In the past few months however, Iraq has seen an increase in violence, as the Americans are withdrawing and the country is at a political standstill. Members of the Sunni awakening group are also switching sides again, due to an Al-Qaeda in Mesopotamia recruitment offensive. The Sunni ex-insurgents are complaining that they are not getting the relevant jobs they were promised by the government, and that salaries are rarely being paid. An ex–Awakening Council leader, Nathum al-Jubouri says that “The Awakening does not know what the future holds because it is not clear what the government intends for them.”  Less than half of all Awakening members have been offered jobs within the government, and rejoining Al-Qaeda and the insurgency seems like the only solution for many of the Awakening members.

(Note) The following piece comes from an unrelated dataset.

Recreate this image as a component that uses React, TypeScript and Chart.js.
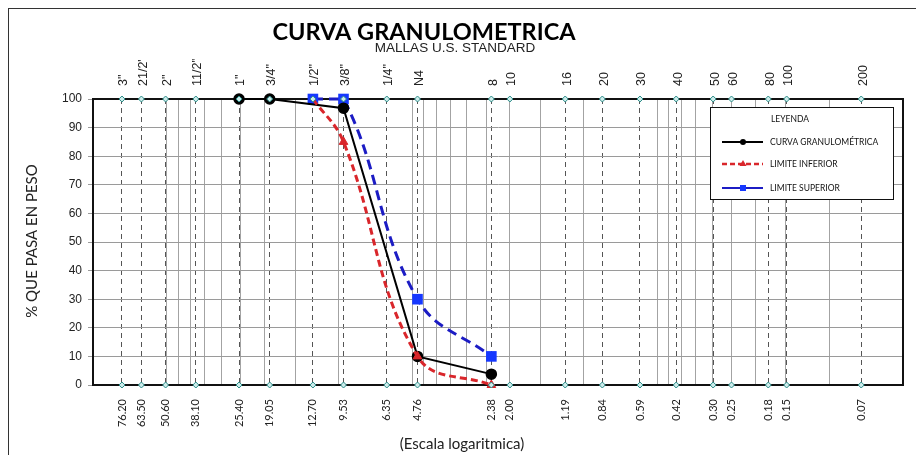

The leaders of the Awakening feel marginalized by the government and left by the U.S. military (although they still remain allies with the government), and they are aware of the difficult situation Iraq is now moving in to. With a political standstill (due to the elections earlier this year) and an insurgency on the rise once again, both politicians and security forces must do a formidable job to prevent such scenes in Iraq as those in 2006-2007, when the country was virtually at the break of a civil war. The problem is that the security forces are still in many cases threatened by the Sunni Awakening, and often are arresting its members on terrorist charges, which again creates a trust issue between the sides. And as the government fails to integrate the Awakening members into its security forces and still keep Sunni power to a minimal, it seems that peace and stability in Iraq for now remains a dream. The U.S. Military will continue to withdraw next year, and if Iraq still does not have an official government and the Sunni Awakening movement is still marginalized, the country may very well find itself 4 years back in time, leaving the past years’s progress to be in vain. In order to prevent this, there must be consensus where all sides in this conflict agree on security terms and find ways to share the influence of power between the different ethnic groups of Iraq without bloodshed.